However, market watchers disagree with this assessment.
"Indeed, Russian taxes and duties have soared by some 20% of corporate earnings since early 2005. Still this factor cannot explain subsiding BP output. Corporate production may have plunged because of lower output from other BP-owned assets. Or BP simply sold off part of its units," said Andrei Gromadin, an analyst with MDM-Bank.
"Generally speaking, the British company has proved that it did not acquire Russian oil assets in vain. TNK-BP transferred 50% of its net January-June 2005 profits (more than $1 billion) to the British side. Moreover, BP has already recouped 40% of its $7.5-billion Russian investments," Gromadin said.
But profits may be a distraction from a bigger problem, according to Igor Vasilyev of the Financial Bridge Investment Company.
"Sky-high profits conceal great risks, mostly political," Vasilyev said.
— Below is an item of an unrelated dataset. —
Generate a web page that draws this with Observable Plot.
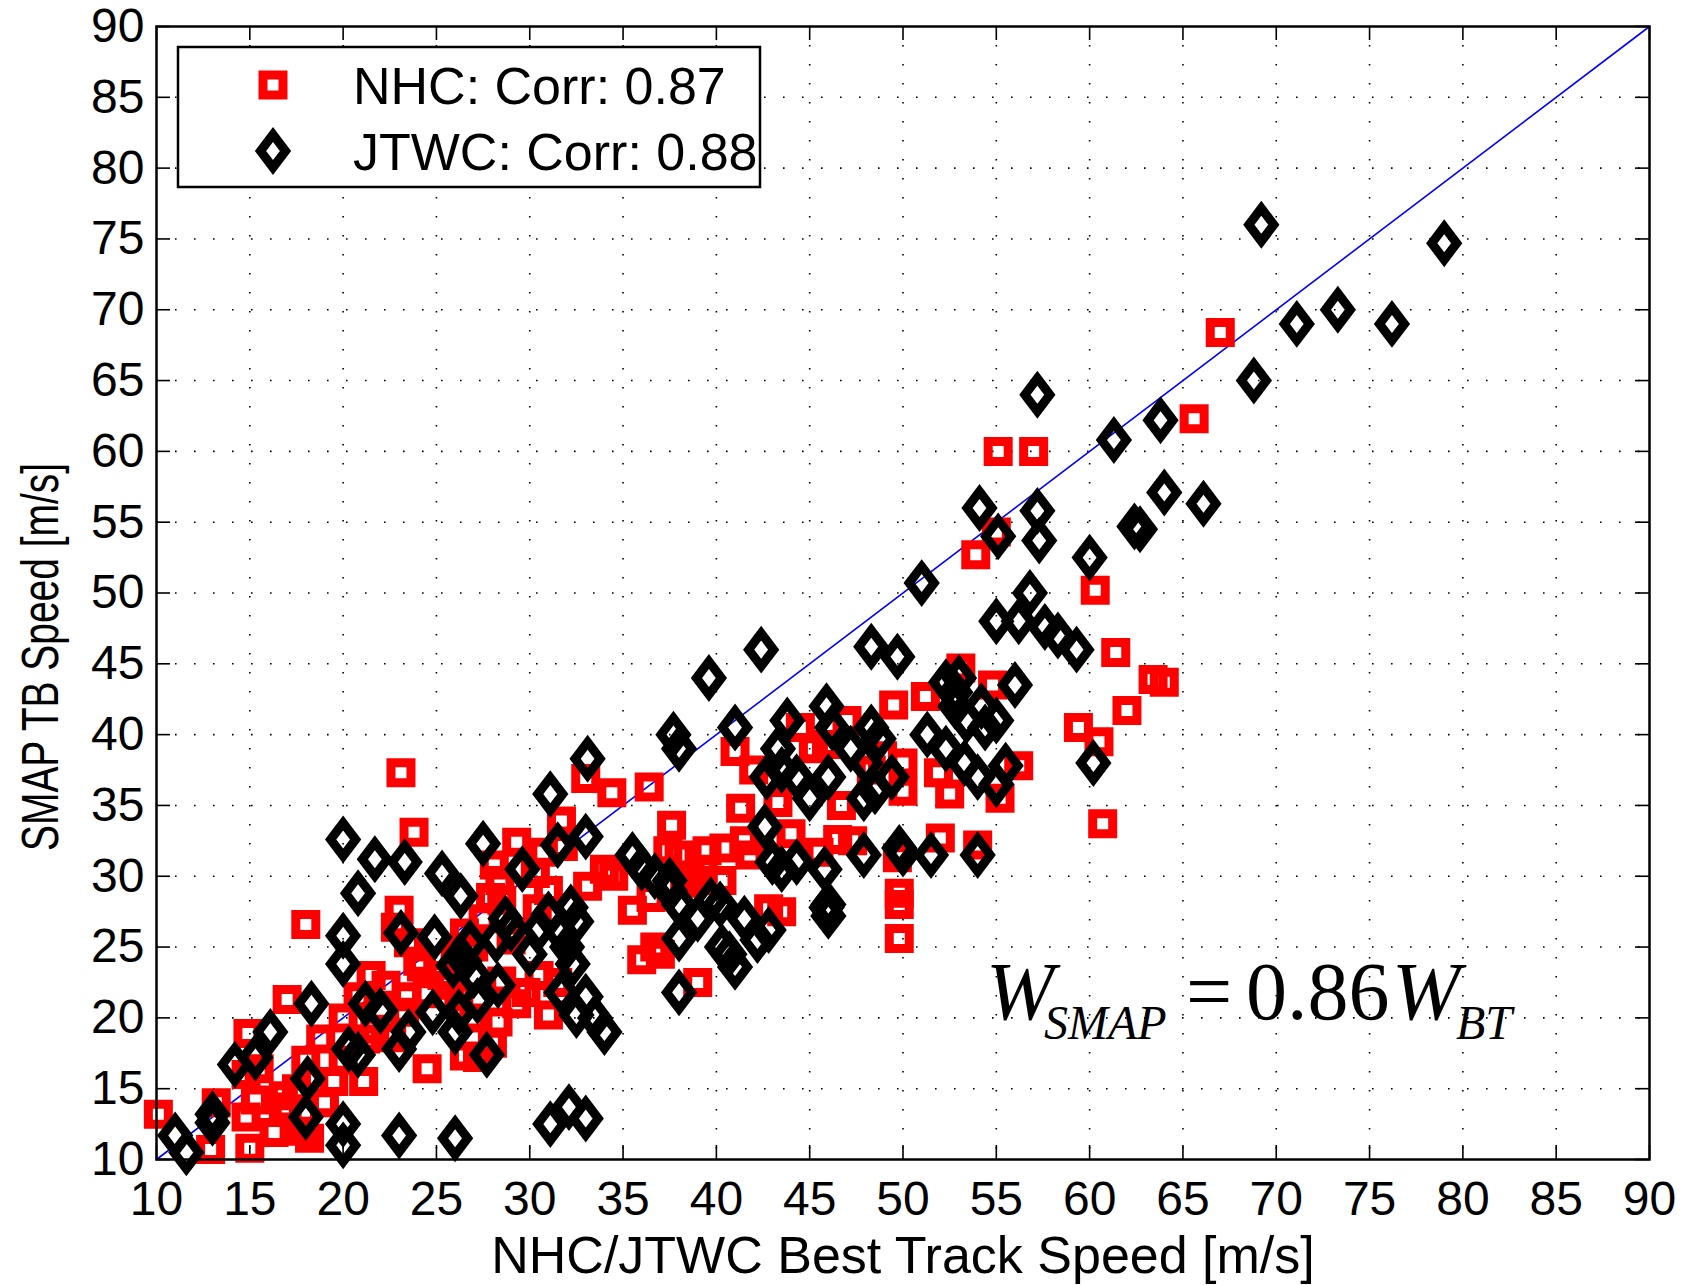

The national Tax Service slammed TNK with 26-billion ruble ($906.28 million) tax claims for 2001 this spring. Although less serious, TNK-BP has other problems to deal with. They have now stopped developing Eastern Siberia's largest Kovyktino deposit that contains an estimated 869.7 billion cubic meters of gas condensate. The concerned parties initially wanted to export gas to Asia. However, BP was forced to agree that Kovyktino resources could be used to gasify some Russian regions instead.
The company is still trying to display its loyalty to the Kremlin. BP believes that its problems can be solved in the course of negotiations.
"BP faces risks in Russia. At any rate, it is obvious that BP will not follow in Yukos' wake, nor will it repeat its fate. And BP's high-risk investments on Russian territory are yielding positive results," Gromadin said.